── LISTED RECORDS ──

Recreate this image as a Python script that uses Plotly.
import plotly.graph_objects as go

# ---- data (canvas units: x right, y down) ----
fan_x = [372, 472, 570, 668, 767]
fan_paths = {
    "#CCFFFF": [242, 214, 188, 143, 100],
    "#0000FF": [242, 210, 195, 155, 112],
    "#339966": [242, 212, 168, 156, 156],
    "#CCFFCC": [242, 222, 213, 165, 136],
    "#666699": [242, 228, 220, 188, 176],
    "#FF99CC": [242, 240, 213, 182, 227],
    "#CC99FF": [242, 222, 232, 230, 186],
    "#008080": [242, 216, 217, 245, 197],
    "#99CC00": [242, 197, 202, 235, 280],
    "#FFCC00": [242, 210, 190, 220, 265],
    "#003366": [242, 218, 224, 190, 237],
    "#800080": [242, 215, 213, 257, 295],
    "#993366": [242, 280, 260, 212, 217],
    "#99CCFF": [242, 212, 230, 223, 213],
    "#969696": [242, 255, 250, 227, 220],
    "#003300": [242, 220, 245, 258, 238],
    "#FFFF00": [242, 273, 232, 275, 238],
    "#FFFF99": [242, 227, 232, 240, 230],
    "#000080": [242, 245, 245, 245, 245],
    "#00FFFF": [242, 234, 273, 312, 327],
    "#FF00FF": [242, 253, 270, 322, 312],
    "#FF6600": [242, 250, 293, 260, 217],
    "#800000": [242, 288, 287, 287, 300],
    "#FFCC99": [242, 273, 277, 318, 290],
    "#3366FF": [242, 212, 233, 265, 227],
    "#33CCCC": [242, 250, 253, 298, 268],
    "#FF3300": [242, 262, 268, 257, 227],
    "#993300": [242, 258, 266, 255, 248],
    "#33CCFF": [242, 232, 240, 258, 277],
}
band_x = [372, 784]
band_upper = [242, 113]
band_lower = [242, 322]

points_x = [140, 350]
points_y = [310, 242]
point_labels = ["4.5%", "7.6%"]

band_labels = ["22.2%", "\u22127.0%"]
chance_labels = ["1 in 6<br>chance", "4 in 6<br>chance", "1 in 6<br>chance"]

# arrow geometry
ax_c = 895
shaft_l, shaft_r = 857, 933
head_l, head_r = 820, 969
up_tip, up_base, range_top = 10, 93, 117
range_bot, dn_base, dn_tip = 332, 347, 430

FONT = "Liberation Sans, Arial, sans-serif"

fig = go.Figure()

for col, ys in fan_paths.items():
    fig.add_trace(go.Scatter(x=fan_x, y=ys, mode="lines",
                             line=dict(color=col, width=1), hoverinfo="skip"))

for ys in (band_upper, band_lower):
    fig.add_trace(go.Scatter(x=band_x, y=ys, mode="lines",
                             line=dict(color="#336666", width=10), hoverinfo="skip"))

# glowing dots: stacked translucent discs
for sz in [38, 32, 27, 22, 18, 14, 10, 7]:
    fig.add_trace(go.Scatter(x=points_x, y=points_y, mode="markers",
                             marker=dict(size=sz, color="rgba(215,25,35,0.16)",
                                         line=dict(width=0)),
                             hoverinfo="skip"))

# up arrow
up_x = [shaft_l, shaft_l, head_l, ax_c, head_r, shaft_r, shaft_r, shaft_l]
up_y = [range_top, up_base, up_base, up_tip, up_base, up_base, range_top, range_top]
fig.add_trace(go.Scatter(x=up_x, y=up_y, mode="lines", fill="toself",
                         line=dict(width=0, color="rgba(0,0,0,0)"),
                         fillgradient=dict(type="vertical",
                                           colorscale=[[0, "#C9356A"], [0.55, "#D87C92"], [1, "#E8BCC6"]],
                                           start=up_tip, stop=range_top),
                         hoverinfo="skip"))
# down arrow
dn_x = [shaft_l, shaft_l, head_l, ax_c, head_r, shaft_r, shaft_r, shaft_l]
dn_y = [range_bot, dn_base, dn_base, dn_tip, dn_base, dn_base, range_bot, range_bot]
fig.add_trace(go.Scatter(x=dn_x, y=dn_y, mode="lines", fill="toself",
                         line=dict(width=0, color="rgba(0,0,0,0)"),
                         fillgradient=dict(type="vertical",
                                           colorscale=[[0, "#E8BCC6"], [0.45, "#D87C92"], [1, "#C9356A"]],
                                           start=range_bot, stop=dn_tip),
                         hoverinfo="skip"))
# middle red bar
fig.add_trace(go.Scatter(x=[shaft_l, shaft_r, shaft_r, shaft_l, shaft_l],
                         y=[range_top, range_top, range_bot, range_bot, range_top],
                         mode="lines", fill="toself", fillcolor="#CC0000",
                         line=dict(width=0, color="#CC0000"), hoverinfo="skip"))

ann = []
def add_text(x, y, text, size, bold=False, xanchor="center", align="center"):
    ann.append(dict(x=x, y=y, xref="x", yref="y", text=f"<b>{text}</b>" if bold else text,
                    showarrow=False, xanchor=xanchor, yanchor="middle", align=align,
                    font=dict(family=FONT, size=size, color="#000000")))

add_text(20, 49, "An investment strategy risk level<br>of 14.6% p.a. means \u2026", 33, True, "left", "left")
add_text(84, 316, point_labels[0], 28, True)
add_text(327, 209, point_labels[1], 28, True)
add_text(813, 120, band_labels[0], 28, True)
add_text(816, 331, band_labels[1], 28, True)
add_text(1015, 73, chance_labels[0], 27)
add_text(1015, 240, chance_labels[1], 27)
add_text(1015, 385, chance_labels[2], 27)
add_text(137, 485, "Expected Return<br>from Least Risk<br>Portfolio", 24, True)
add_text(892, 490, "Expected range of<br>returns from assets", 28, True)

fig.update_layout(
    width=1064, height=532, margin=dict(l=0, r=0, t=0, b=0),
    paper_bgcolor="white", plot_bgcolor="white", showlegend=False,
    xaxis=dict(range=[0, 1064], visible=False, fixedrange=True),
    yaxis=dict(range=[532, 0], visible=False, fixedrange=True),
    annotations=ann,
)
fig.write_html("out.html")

───
── LISTED RECORDS ──

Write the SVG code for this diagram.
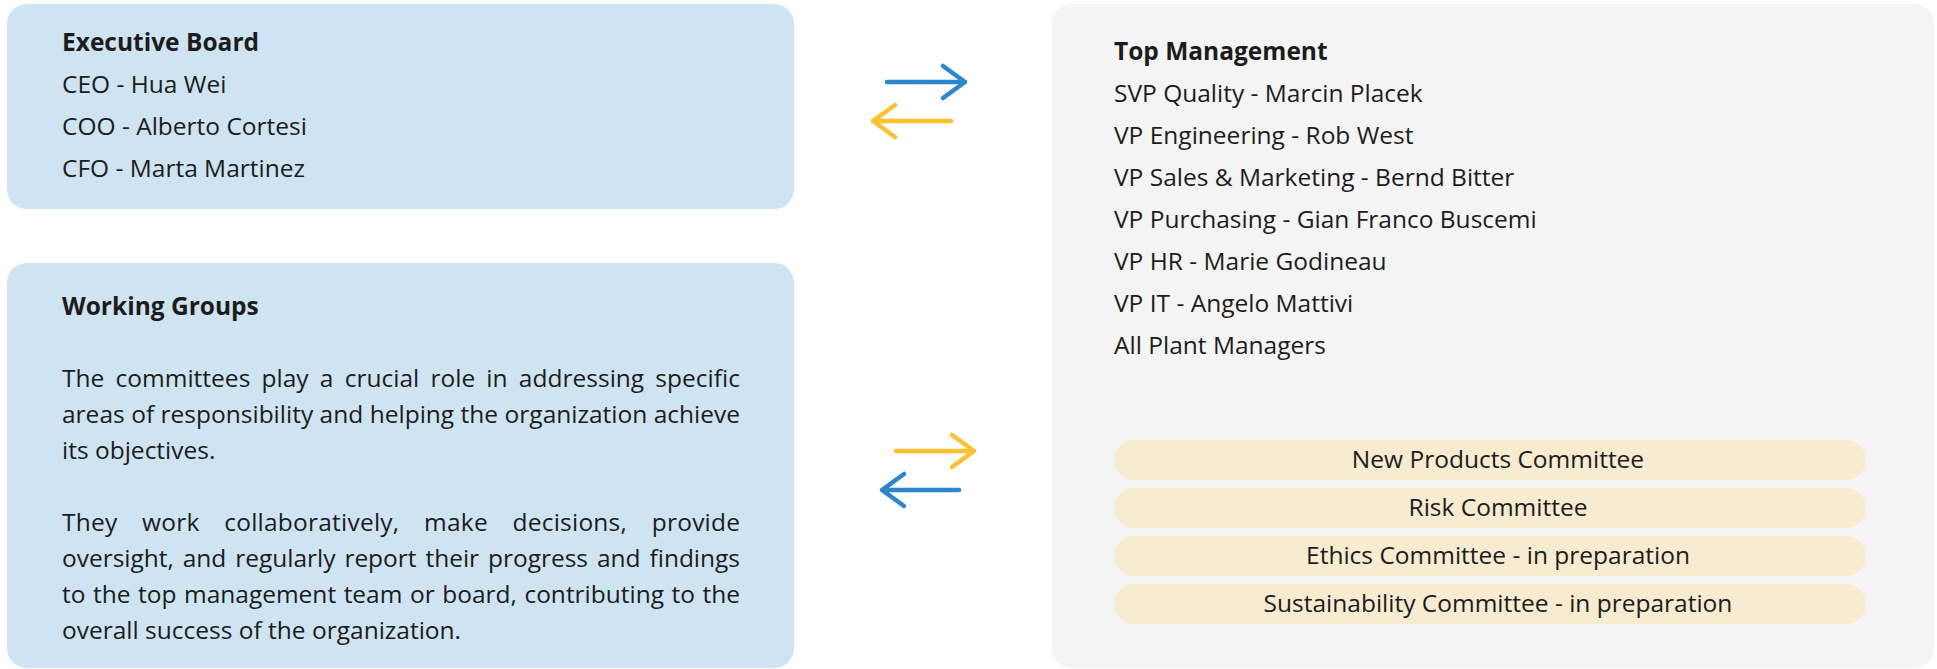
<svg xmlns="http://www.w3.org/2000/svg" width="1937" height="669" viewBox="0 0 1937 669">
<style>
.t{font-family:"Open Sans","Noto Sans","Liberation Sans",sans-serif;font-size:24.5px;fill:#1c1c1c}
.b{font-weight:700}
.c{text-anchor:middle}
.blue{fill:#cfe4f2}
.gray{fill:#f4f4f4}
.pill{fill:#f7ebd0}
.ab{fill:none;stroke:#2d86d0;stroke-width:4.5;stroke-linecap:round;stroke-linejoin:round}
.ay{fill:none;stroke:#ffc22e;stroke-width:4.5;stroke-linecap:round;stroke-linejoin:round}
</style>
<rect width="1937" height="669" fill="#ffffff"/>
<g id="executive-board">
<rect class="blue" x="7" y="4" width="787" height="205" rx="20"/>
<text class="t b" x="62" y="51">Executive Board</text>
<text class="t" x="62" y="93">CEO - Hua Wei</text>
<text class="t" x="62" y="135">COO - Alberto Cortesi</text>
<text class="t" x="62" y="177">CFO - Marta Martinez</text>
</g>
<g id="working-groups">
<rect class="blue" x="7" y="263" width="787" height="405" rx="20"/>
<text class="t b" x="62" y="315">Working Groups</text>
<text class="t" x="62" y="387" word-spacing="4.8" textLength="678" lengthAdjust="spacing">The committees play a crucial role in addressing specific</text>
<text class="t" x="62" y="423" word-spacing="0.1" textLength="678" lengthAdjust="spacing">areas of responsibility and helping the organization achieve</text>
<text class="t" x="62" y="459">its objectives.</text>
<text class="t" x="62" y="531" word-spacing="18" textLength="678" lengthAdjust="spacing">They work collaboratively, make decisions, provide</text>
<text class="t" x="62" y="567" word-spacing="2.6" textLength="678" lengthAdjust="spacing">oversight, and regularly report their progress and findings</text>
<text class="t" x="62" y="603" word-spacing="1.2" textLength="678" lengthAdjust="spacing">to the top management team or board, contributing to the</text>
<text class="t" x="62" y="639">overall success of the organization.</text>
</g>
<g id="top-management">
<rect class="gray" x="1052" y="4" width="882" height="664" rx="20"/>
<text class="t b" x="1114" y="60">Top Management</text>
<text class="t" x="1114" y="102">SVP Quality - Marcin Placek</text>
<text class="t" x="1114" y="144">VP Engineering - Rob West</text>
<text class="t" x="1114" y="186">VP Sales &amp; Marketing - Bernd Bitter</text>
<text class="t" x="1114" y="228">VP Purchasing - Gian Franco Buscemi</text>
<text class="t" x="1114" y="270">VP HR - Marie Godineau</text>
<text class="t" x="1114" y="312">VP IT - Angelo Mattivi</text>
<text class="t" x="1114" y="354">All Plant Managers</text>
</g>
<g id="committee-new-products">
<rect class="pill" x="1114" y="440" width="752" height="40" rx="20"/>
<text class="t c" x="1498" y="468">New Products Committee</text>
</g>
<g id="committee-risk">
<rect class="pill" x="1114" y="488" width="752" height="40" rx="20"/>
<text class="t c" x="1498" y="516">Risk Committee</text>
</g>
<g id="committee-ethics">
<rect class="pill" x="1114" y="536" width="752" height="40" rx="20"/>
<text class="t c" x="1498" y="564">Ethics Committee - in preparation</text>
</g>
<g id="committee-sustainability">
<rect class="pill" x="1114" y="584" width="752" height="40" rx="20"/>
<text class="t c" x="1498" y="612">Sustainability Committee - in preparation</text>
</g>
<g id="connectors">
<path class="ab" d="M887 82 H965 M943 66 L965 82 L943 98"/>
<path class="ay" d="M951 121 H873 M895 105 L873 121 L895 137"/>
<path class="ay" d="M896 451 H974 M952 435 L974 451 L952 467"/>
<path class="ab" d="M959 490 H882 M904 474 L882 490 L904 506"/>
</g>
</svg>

───

# [DESCRIPTION OF THE TASK]
From the records above, retype only the lines starting at the line that contains "Recreate this image" and ending at the line that contains "import plotly.graph_objects as go", both included.

# [FINISHED EXERCISE]
Recreate this image as a Python script that uses Plotly.
import plotly.graph_objects as go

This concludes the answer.